The Islamist movement Hamas has warned of “repercussions” over plans by Israel’s president to visit a disputed holy site in the occupied West Bank during the Jewish festival of Hanukkah.
On Friday, Israeli President Isaac Herzog’s office said he would take part in a candle-lighting ceremony on Sunday at the Cave of the Patriarchs in Hebron.
The holy site, known to Muslims as the Ibrahimi mosque and to Jews as the Cave of the Patriarch, is revered by both faiths.
Hebron, which is the biggest city in the West Bank, is home to about 1,000 Jewish residents living under heavy Israeli military protection, among more than 200,000 Palestinians.

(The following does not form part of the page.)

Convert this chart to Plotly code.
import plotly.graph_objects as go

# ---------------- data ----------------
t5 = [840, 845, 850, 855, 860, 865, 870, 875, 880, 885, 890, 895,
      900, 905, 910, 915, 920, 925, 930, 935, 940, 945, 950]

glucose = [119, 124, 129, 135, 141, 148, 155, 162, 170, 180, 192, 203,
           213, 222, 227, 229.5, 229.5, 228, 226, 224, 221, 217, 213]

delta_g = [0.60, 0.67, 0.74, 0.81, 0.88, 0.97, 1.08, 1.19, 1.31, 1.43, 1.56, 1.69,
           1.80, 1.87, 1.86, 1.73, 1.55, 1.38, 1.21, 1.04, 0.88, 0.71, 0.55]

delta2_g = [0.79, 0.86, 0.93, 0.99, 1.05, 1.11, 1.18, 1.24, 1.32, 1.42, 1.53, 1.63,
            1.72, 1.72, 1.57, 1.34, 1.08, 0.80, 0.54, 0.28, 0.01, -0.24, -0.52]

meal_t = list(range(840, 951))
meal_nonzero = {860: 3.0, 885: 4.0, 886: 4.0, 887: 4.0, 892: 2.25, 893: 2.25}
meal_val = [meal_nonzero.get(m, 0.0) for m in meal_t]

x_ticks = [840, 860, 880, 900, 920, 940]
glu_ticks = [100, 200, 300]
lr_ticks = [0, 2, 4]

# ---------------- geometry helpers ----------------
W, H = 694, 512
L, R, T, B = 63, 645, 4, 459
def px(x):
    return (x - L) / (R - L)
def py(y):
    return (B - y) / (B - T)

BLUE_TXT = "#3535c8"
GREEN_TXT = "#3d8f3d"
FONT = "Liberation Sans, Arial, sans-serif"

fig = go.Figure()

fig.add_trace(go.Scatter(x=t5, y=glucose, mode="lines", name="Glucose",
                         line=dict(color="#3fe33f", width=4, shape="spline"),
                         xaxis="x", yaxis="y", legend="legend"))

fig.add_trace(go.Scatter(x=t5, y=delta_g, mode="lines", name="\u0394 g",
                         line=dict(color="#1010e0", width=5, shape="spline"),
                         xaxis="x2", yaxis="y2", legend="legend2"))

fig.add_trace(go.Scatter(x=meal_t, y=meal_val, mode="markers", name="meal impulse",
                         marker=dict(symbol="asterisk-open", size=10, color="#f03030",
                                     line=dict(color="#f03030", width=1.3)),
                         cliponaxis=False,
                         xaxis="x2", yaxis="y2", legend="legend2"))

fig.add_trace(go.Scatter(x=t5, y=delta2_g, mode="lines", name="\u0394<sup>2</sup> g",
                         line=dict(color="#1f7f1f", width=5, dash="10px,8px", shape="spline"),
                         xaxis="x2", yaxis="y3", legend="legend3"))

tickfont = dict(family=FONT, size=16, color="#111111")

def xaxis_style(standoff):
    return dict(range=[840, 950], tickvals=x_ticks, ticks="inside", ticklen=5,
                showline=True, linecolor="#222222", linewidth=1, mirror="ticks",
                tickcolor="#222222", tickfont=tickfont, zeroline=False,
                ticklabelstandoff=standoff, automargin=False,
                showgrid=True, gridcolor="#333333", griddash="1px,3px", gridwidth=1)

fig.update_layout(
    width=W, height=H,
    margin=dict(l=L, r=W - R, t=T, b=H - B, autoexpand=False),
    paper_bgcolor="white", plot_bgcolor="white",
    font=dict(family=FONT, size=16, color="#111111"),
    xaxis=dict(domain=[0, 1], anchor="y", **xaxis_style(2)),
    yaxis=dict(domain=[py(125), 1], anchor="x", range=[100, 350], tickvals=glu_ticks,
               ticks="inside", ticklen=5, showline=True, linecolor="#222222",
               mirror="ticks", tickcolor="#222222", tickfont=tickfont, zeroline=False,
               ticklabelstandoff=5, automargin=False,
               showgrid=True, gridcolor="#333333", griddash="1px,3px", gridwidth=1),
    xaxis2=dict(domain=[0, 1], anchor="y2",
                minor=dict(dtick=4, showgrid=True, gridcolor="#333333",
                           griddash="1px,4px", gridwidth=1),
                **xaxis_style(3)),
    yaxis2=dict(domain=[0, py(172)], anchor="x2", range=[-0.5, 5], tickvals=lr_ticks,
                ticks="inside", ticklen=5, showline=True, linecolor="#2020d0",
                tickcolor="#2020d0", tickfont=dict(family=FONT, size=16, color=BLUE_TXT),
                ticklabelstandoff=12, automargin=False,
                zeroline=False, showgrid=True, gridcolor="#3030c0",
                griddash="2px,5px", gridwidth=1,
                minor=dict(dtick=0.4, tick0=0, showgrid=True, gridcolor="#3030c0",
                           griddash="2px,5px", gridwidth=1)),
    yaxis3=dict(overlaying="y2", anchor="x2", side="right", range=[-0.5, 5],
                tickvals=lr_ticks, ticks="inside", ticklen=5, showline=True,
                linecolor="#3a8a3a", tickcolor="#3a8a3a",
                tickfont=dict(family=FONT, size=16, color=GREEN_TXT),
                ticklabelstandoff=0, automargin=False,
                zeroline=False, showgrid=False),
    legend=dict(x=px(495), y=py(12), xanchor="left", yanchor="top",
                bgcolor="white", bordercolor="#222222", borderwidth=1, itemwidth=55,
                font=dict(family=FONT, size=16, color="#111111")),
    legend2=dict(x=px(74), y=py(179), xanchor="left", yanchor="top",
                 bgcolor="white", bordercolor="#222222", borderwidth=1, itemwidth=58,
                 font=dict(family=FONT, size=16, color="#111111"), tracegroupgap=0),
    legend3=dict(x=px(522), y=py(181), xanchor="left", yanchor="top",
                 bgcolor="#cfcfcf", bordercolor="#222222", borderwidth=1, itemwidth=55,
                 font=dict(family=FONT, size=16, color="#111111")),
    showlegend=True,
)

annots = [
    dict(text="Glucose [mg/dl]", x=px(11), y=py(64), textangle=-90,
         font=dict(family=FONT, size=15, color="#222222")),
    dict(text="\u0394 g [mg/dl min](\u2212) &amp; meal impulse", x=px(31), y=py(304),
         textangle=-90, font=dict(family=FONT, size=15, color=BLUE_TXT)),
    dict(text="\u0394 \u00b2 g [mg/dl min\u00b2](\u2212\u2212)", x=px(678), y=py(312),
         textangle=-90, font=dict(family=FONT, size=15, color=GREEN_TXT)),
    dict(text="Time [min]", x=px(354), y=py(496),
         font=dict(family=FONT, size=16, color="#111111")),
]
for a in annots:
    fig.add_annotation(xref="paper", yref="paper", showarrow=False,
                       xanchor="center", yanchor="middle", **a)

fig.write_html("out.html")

“The Israeli occupation must bear full responsibility to the repercussions of this assault,” Ismail Radwan, a senior Hamas official, said in a statement on Friday.
The candle-lighting “is a provocation of the Palestinians’ feelings and a blatant desecration of the sanctity of the mosque,” he said, calling on Palestinians “to ward off this provocative move”.

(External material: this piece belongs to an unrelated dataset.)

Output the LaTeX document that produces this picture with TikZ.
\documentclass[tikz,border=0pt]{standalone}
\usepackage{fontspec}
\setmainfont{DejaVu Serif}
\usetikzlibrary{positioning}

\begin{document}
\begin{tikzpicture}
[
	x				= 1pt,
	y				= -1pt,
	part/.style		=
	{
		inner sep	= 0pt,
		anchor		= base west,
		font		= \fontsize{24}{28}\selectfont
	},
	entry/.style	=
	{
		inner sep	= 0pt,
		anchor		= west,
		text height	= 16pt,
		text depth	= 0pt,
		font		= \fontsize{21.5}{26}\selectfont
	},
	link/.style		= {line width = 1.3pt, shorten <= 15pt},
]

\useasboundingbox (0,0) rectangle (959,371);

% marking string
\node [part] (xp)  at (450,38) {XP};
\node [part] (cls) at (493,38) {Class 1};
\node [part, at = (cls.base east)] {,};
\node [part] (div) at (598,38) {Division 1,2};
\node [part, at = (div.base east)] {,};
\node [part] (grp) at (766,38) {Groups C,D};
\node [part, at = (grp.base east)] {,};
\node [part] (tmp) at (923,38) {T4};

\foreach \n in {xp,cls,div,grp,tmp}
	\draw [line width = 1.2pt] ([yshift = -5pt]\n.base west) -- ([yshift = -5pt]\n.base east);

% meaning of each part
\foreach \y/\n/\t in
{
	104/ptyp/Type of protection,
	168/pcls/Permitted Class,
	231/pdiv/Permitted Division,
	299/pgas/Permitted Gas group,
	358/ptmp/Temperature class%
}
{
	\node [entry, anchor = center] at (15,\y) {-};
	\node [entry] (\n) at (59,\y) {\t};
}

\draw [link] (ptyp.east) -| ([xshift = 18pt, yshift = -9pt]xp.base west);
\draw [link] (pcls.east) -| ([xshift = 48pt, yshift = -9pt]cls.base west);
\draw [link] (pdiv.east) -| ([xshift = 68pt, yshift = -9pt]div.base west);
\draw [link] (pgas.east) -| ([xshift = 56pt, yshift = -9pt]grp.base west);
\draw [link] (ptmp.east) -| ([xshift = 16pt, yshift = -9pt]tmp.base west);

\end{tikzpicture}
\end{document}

Hebron has seen regular unrest, and the shrine believed to be the burial site of biblical figures including Abraham is frequently the focal point of tensions.
In 1994, Israeli settler Baruch Goldstein killed 29 Palestinian Muslim worshippers inside the shrine with an assault rifle before being beaten to death by survivors.

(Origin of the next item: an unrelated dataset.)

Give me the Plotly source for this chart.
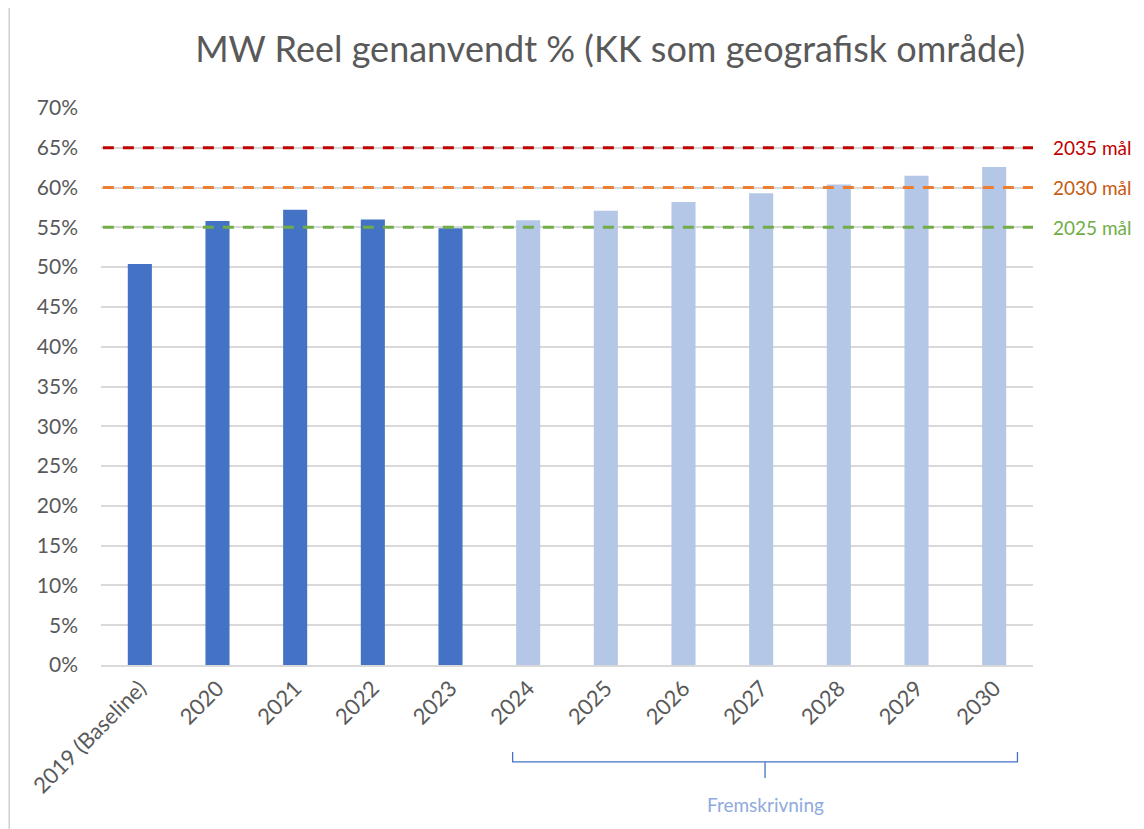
import plotly.graph_objects as go

categories = ["2019 (Baseline)", "2020", "2021", "2022", "2023", "2024", "2025",
              "2026", "2027", "2028", "2029", "2030"]
values = [0.504, 0.558, 0.572, 0.560, 0.549, 0.559, 0.571, 0.582, 0.593, 0.604, 0.615, 0.626]
actual_count = 5
targets = [0.65, 0.60, 0.55]
target_labels = ["2035 mål", "2030 mål", "2025 mål"]
target_colors = ["#C00000", "#ED7D31", "#70AD47"]
target_text_colors = ["#C00000", "#C55A11", "#70AD47"]
y_ticks = [i * 0.05 for i in range(15)]
title_text = "MW Reel genanvendt % (KK som geografisk område)"
bracket_label = "Fremskrivning"

FONT = "Lato, Carlito, Calibri, sans-serif"
bar_colors = ["#4472C4" if i < actual_count else "#B4C7E7" for i in range(len(categories))]

fig = go.Figure()
fig.add_trace(go.Bar(x=categories, y=values, marker=dict(color=bar_colors, line=dict(width=0)),
                     width=0.31, hoverinfo="x+y"))

shapes = []
annotations = []
for t, lab, c, tc in zip(targets, target_labels, target_colors, target_text_colors):
    shapes.append(dict(type="line", xref="paper", yref="y", x0=0.002, x1=1.0, y0=t, y1=t,
                       line=dict(color=c, width=3, dash="11px,9px"), layer="above"))
    annotations.append(dict(xref="paper", yref="y", x=1.019, y=t, text=lab, showarrow=False,
                            xanchor="left", yanchor="middle",
                            font=dict(family=FONT, size=19, color=tc)))

# forecast bracket
n = len(categories)
x_start = actual_count - 0.2
x_end = n - 0.7
x_mid = (x_start + x_end) / 2
yb = -0.174
shapes.append(dict(type="path", xref="x", yref="paper",
                   path=f"M {x_start},-0.156 L {x_start},{yb} L {x_end},{yb} L {x_end},-0.156",
                   line=dict(color="#4472C4", width=1.3)))
shapes.append(dict(type="line", xref="x", yref="paper", x0=x_mid, x1=x_mid, y0=yb, y1=-0.203,
                   line=dict(color="#4472C4", width=1.3)))
annotations.append(dict(xref="x", yref="paper", x=x_mid, y=-0.251, text=bracket_label,
                        showarrow=False, xanchor="center", yanchor="middle",
                        font=dict(family=FONT, size=19, color="#8FAADC")))

# left page border
shapes.append(dict(type="line", xref="paper", yref="paper", x0=-0.0985, x1=-0.0985,
                   y0=-0.3, y1=1.2, line=dict(color="#D0D0D0", width=1.5)))

fig.update_layout(
    width=1136, height=821,
    margin=dict(l=93, r=111, t=100, b=164),
    paper_bgcolor="white", plot_bgcolor="white",
    showlegend=False,
    bargap=0.69,
    title=dict(text=title_text, x=0.53, xanchor="center", y=0.949, yanchor="middle",
               font=dict(family=FONT, size=36, color="#595959")),
    font=dict(family=FONT, color="#595959"),
    xaxis=dict(type="category", tickangle=-45, tickfont=dict(family=FONT, size=22, color="#595959"),
               showgrid=False, showline=True, linecolor="#D9D9D9", linewidth=1.5, ticks=""),
    yaxis=dict(range=[0, 0.70], tickvals=y_ticks, tickformat=".0%",
               tickfont=dict(family=FONT, size=21, color="#595959"),
               showgrid=True, gridcolor="#D9D9D9", gridwidth=1.5, zeroline=False,
               showline=False, ticks="", ticklabelstandoff=22),
    shapes=shapes, annotations=annotations,
)

fig.write_html("out.html")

The announcement by Herzog’s office also drew the ire of Israel’s leftist anti-settlement Meretz party.
On Friday, Britain officially designated all of Hamas an “Islamist terrorist organisation”.
The Al-Qassam Brigades, the military wing of the group that rules the Gaza Strip, has been banned in Britain since 2001 but the ban has now been extended to its political entities.